The heat is on in Amravati. President Pratibha Patil’s son and Congress candidate, Rajendra Shekhawat, dashes off to the airport to receive Deputy Chief Minister Chhagan Bhujbal.

“The campaign has picked up. I filed my nomination with a huge rally. We are doing padayatras, door-to-door meetings; party workers are on the job; the women’s wing is also active. They are going to colonies and wards,” Mr. Shekhawat tells The Hindu while waiting for the Minister’s plane.

The contest in Amravati is a cliffhanger owing to the rebellion of a powerful Congress MLA and State Minister Sunil Deshmukh. On being denied ticket, he decided to contest as an Independent. He is being backed by the newly formed Republican Left Democratic Front (RLDF) and is contesting on the symbol of television set.

Mr. Shekhawat seeks to downplay the Deshmukh-factor. “Mr. Deshmukh has just seven corporators in Amravati Assembly constituency to support him. They have all won on the symbol of hand. Now, if they tell people to vote for the TV, what do you feel, people are fools?”

In the hurly-burly, Mr. Shekhawat estimates his own chances. “The RPI [Gawai] has supported me. Chhagan Bhujbal’s Mali samaj votes are there. The Balutedar samaj and the Sutar Mahasabha are with us. All associations and unions, industries association, autorickshaw associations are with us.”

All the Congress and Nationalist Congress Party (NCP) bigwigs have been campaigning for him.

At a meeting on Thursday, Mr. Bhujbal told the audience: “Independents can never form a government. Is there any party leadership to control or guide them? There is no need to give a thought to the Independents.”
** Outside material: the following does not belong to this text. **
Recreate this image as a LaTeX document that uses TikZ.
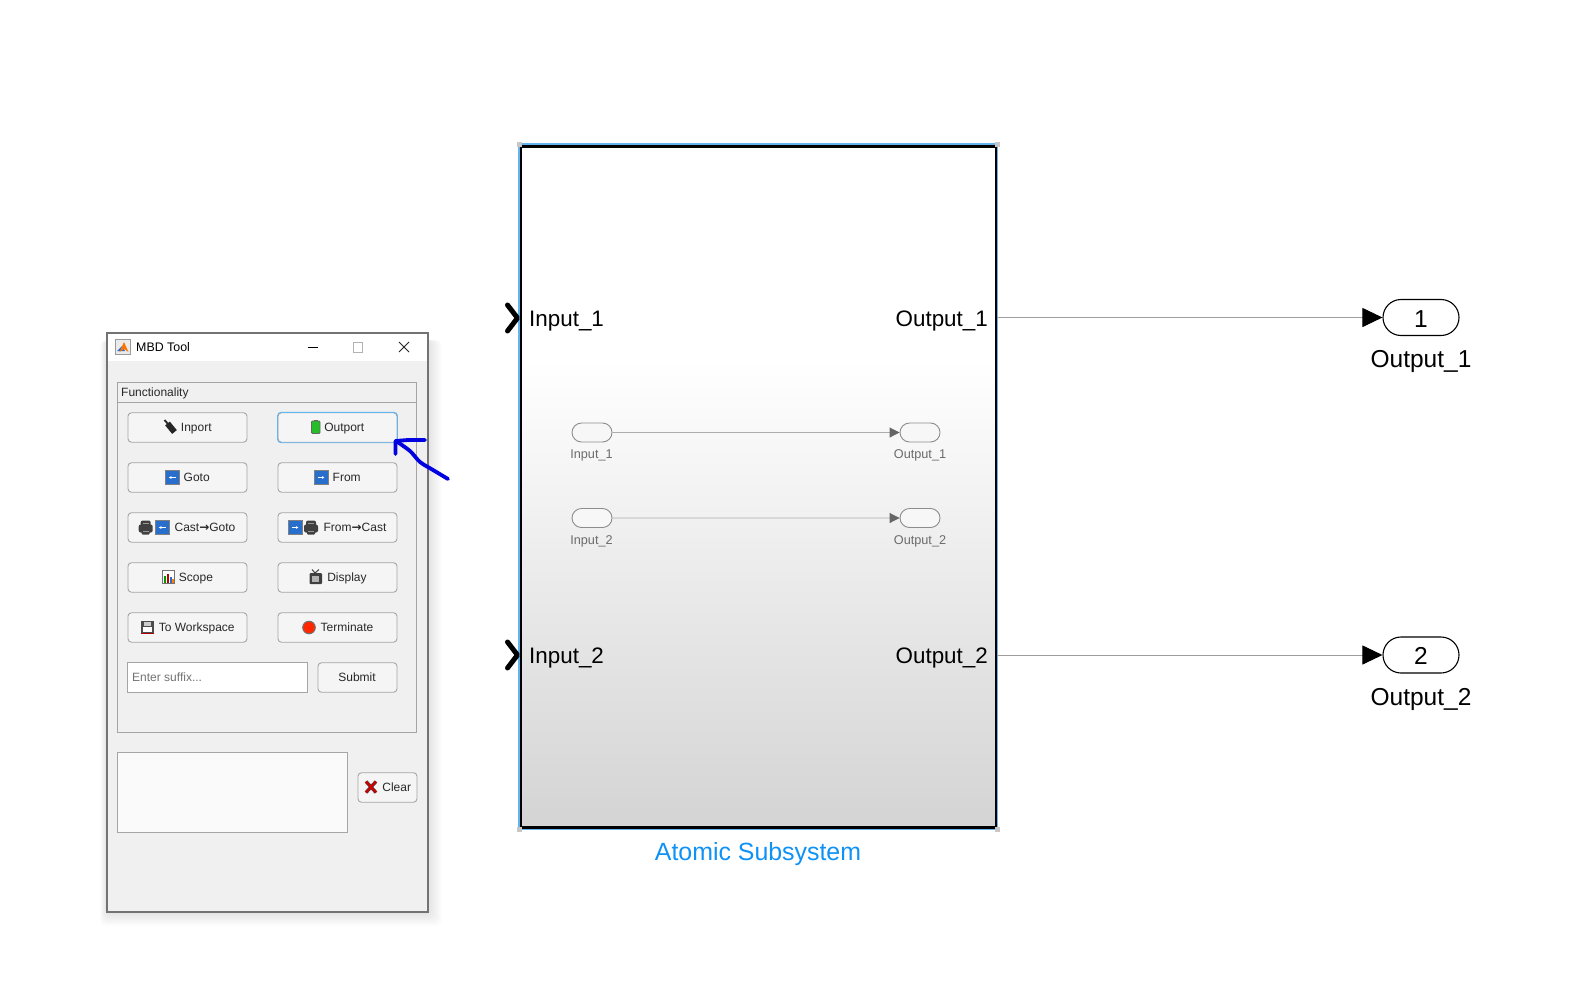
\documentclass[tikz,border=0pt]{standalone}
\usepackage{xcolor}
\usepackage{fontspec}
\setmainfont{Liberation Sans}
\newfontfamily\symfont{DejaVu Sans}
\usetikzlibrary{shapes.misc, positioning, arrows.meta, calc}
\definecolor{WinGray}{RGB}{240,240,240}
\definecolor{BtnGray}{RGB}{245,245,245}
\definecolor{EdgeGray}{RGB}{165,165,165}
\definecolor{TextDark}{RGB}{40,40,40}
\definecolor{SelBlue}{RGB}{100,180,240}
\definecolor{TagBlue}{RGB}{40,110,205}
\definecolor{InkBlue}{RGB}{0,0,225}
\definecolor{NameBlue}{RGB}{15,145,245}
\newcommand{\fsz}[1]{\fontsize{#1}{#1}\selectfont}
\newcommand{\castarrow}{{\symfont\bfseries\fsz{12}→}}
\tikzset{
  gotag/.pic={
    \fill[TagBlue] (-6.5,-6.5) rectangle (6.5,6.5);
    \draw[gray, line width=0.9] (-7,-7) rectangle (7,7);
    \draw[white, line width=0.9, -{Latex[length=2.5,width=3]}] (3.5,0) -- (-3.5,0);
  },
  fromtag/.pic={
    \fill[TagBlue] (-6.5,-6.5) rectangle (6.5,6.5);
    \draw[gray, line width=0.9] (-7,-7) rectangle (7,7);
    \draw[white, line width=0.9, -{Latex[length=2.5,width=3]}] (-3.5,0) -- (3.5,0);
  },
  casticon/.pic={
    \fill[black!75, rounded corners=2] (-7,-3) rectangle (7,5);
    \fill[black!75, rounded corners=2] (-5,-7) rectangle (5,-1);
    \fill[black!75, rounded corners=1] (-4,3) rectangle (4,7);
    \fill[black!40] (-3,3.5) rectangle (3,4.3);
    \fill[black!40] (-3,-4.5) rectangle (3,-3.7);
  }
}
\begin{document}
\begin{tikzpicture}[x=1pt, y=-1pt,
    winframe/.style={draw=black!55, line width=1.3, fill=WinGray, minimum width=321,
                     minimum height=579, inner sep=0},
    panelbox/.style={draw=EdgeGray, line width=0.9, inner sep=0},
    btn/.style={draw=EdgeGray, line width=0.9, fill=BtnGray, rounded corners=3.5,
                minimum width=119, minimum height=29.5, inner sep=0},
    btntext/.style={font=\fsz{12}, text=TextDark, text height=10, text depth=2, inner sep=0},
    subsys/.style={draw=black, line width=2.4, minimum width=475, minimum height=681, inner sep=0},
    portname/.style={font=\fsz{22.4}, text=black, text height=20, text depth=3, inner sep=0},
    outname/.style={font=\fsz{24.5}, text=black, text height=20, text depth=5, inner sep=0},
    innername/.style={font=\fsz{12.7}, text=black!58, text height=10, text depth=2, inner sep=0},
    innerpill/.style={rounded rectangle, draw=black!45, line width=0.9, fill=white!97!black,
                      minimum width=40, minimum height=19, inner sep=0},
    outpill/.style={rounded rectangle, draw=black, line width=1.1, fill=white, text height=19, text depth=0,
                    minimum width=76, minimum height=36, inner sep=0, font=\fsz{24.5}},
    sigline/.style={draw=black!38, line width=0.9, -{Triangle[length=20,width=19,fill=black,color=black]}},
    innerline/.style={draw=black!32, line width=0.9, -{Triangle[length=10,width=10,fill=black!60,color=black!60]}},
    chevron/.style={line width=5, line cap=round, line join=round}
  ]
  \useasboundingbox (0,0) rectangle (1576,998);
  \fill[white] (0,0) rectangle (1576,998);

  % window shadow
  \foreach \s in {1,...,14} {
    \fill[black, opacity=0.009, rounded corners=6] ($(107,340)+(-\s*0.5,0)$) rectangle ($(428,912)+(\s,\s)$);
  }
  % MBD window
  \node[winframe] (mbdwin) at (267.5,622.5) {};
  \fill[white] (108,334) rectangle (427,361);
  \fill[black!8] (115.5,339.5) rectangle (130,354.5);
  \draw[black!40, line width=0.8] (115.5,339.5) rectangle (130,354.5);
  \fill[TagBlue] (117,351) -- (122,346) -- (125,351) -- cycle;
  \fill[orange!90!red] (119.5,352) -- (124,342) -- (128.5,352) -- (124,349) -- cycle;
  \node[btntext, font=\fsz{12.4}, text=black, anchor=west] (wintitle) at (136,347) {MBD Tool};
  \draw[black, line width=0.9] (307.5,347) -- (318,347);
  \draw[black!30, line width=0.9] (353,342.5) rectangle (362.5,352);
  \draw[black!85, line width=0.9] (399,342) -- (409,352) (409,342) -- (399,352);

  % Functionality panel
  \node[panelbox, minimum width=299, minimum height=349.5] (panel) at (267.25,557.25) {};
  \draw[EdgeGray, line width=0.9] (117.5,402.5) -- (417,402.5);
  \node[btntext, anchor=west] (paneltitle) at (121,392) {Functionality};

  \foreach \nm/\x/\y/\tx/\txt in {
      inport/187.5/427.5/196.3/Inport, outport/337.5/427.5/344.3/Outport,
      goto/187.5/477.5/196.7/Goto, from/337.5/477.5/346.7/From,
      castgoto/187.5/527.5/205/Cast\castarrow Goto, fromcast/337.5/527.5/355/From\castarrow Cast,
      scope/187.5/577.5/196/Scope, display/337.5/577.5/347/Display,
      towork/187.5/627.5/196.7/To Workspace, term/337.5/627.5/347/Terminate} {
    \node[btn] (\nm) at (\x,\y) {};
    \node[btntext] (\nm text) at (\tx,\y) {\txt};
  }
  \draw[SelBlue, line width=0.9, rounded corners=3.5] (outport.south west) rectangle (outport.north east);

  % button icons
  \draw[black!85, line width=1.8] (164.5,420) -- (168.5,424.5);
  \draw[black!85, line width=6] (167.5,423.5) -- (174.5,432);
  \fill[black!60] (313.5,419.5) rectangle (318,421);
  \fill[green!70!black!85, draw=black!60, line width=0.8, rounded corners=1] (311.5,421) rectangle (320,433.5);
  \pic at (172.3,477.5) {gotag};
  \pic at (321,477.5) {fromtag};
  \pic at (145.7,527.5) {casticon};
  \pic at (162.3,527.5) {gotag};
  \pic at (295,527.5) {fromtag};
  \pic at (311,527.5) {casticon};
  \draw[black!55, fill=white, line width=0.9] (162,570.5) rectangle (174.5,583.5);
  \fill[green!60!black] (163.5,576) rectangle (165.5,583);
  \fill[red!75!black] (166.5,574) rectangle (168.5,583);
  \fill[TagBlue] (169.5,577) rectangle (171.5,583);
  \fill[orange] (172,579) rectangle (174,583);
  \fill[black!75, rounded corners=1] (309.5,573) rectangle (322,584);
  \fill[black!30] (311.5,575.5) rectangle (318.5,581.5);
  \draw[black!75, line width=1] (312,569.5) -- (315,573) -- (319,569.5);
  \fill[black!70] (141,621) rectangle (153.5,633.5);
  \fill[white] (142.5,627) rectangle (152,632);
  \fill[black!20] (144,622) rectangle (150.5,625.5);
  \fill[red!70!black] (141,632.5) rectangle (153.5,633.5);
  \fill[red!70!orange, draw=black!55, line width=1] (309,627.5) circle (6.3);

  % suffix row
  \node[panelbox, fill=white, minimum width=179.5, minimum height=29.5] (suffix) at (217.25,677.25) {};
  \node[btntext, text=black!55, anchor=west] (suffixtext) at (132,677.5) {Enter suffix...};
  \node[btn, minimum width=79] (submit) at (357.5,677.5) {};
  \node[btntext, text=black!85] (submittext) at (357,677.5) {Submit};

  % log box
  \node[panelbox, fill=white!98!black, minimum width=229.5, minimum height=79.5] (logbox) at (232.25,792.25) {};
  \node[btn, minimum width=59] (clear) at (387.5,787.5) {};
  \node[btntext] (cleartext) at (396.7,787.5) {Clear};
  \draw[black!70, line width=3.4] (366,781.5) -- (376,792.5) (376,781.5) -- (366,792.5);
  \draw[red!80!black, line width=2.2] (366,781.5) -- (376,792.5) (376,781.5) -- (366,792.5);

  % hand drawn arrow
  \draw[InkBlue, line width=3.8, line cap=round, line join=round]
    plot[smooth, tension=0.5] coordinates {(448,479) (433,470) (420,462) (410,451) (396,441)};
  \draw[InkBlue, line width=3.8, line cap=round, line join=round]
    (395.5,454) -- (395.5,441) -- (408,440) -- (425,440);

  % Atomic Subsystem block
  \fill[white] (521,146) rectangle (996,360);
  \shade[top color=white, bottom color=black!17] (521,360) rectangle (996,827);
  \draw[SelBlue, line width=1.8] (519,144) rectangle (997,829);
  \node[subsys] (atomic) at (758.5,487) {};
  \foreach \cx/\cy in {519/144, 997/144, 519/829, 997/829} {
    \fill[black!22] (\cx-2.5,\cy-2.5) rectangle (\cx+2.5,\cy+2.5);
  }
  \draw[chevron] (507.5,305) -- (517.5,318) -- (507.5,331);
  \draw[chevron] (507.5,642) -- (517.5,655) -- (507.5,668);
  \node[portname, anchor=west] (in1) at (529,318) {Input\_1};
  \node[portname, anchor=west] (in2) at (529,655) {Input\_2};
  \node[portname, anchor=east] (out1) at (988,318) {Output\_1};
  \node[portname, anchor=east] (out2) at (988,655) {Output\_2};
  \node[font=\fsz{24.9}, text=NameBlue, inner sep=0, text height=21, text depth=4] (atomicname) at (758,852) {Atomic Subsystem};

  % inner ports
  \foreach \i/\y in {1/432.5, 2/518} {
    \node[innerpill] (inpill\i) at (592,\y) {};
    \node[innerpill] (outpill\i) at (920,\y) {};
    \draw[innerline] (inpill\i) -- (outpill\i);
    \node[innername] (inlab\i) at (591.5,\y+22) {Input\_\i};
    \node[innername] (outlab\i) at (920,\y+22) {Output\_\i};
  }

  % output ports
  \foreach \i/\y in {1/317.5, 2/655} {
    \node[outpill] (oport\i) at (1421,\y) {\i};
    \node[outname] (oname\i) at (1421,\y+42.5) {Output\_\i};
    \draw[sigline] (atomic.east |- oport\i) -- (oport\i);
  }
\end{tikzpicture}
\end{document}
Mr. Deshmukh is the thorn in the flesh for Mr. Shekhawat. However, there are other concerns as well. In the recent Lok Sabha, it was the Sena which led in this segment. Another negative factor is that his base is outside Amravati, in Mumbai. Mr. Shekhawat, however, begs to differ. “I live in the MLA society in Mumbai. All MLAs from Maharashtra stay there. If I live in Mumbai and if that is a problem, all MLAs should go back to their constituencies and should be deprived of their accommodation in Mumbai. I am saying, this is not the issue. The issue is people want the work done. That is what matters and Mumbai is important if people’s work is to be done.”

Focus on employment

Mr. Shekhawat is not an MLA. He makes his political debut this Assembly election.

The thrust of his campaign is eradicating unemployment. “There are a large number of youth. I think industries should come here. At least 5,000 jobs should be created to get things moving. Already it’s a backward zone.”

The Congress choice of Mr. Shekhawat for Amravati is puzzling. His father Devisingh Shekhawat had lost his deposit in the 1995 Assembly elections. He was trounced by the BJP, which is also a force to reckon with. It was Mr. Deshmukh who brought back the Congress reign.

Asked if he got the ticket because he is the President’s son, Mr. Shekhawat replied it was because of his work. “I have worked in the party for 10 years. In fact, I joined it when I was 10. I have campaigned for my mother’s elections. If my opponent says I am new, I would like to ask at what age he joined the party.”

The independent rebel is in the thick of things. “I have to do everything on my own. You watch it, I am going to win by a huge margin,” Mr. Deshmukh declares.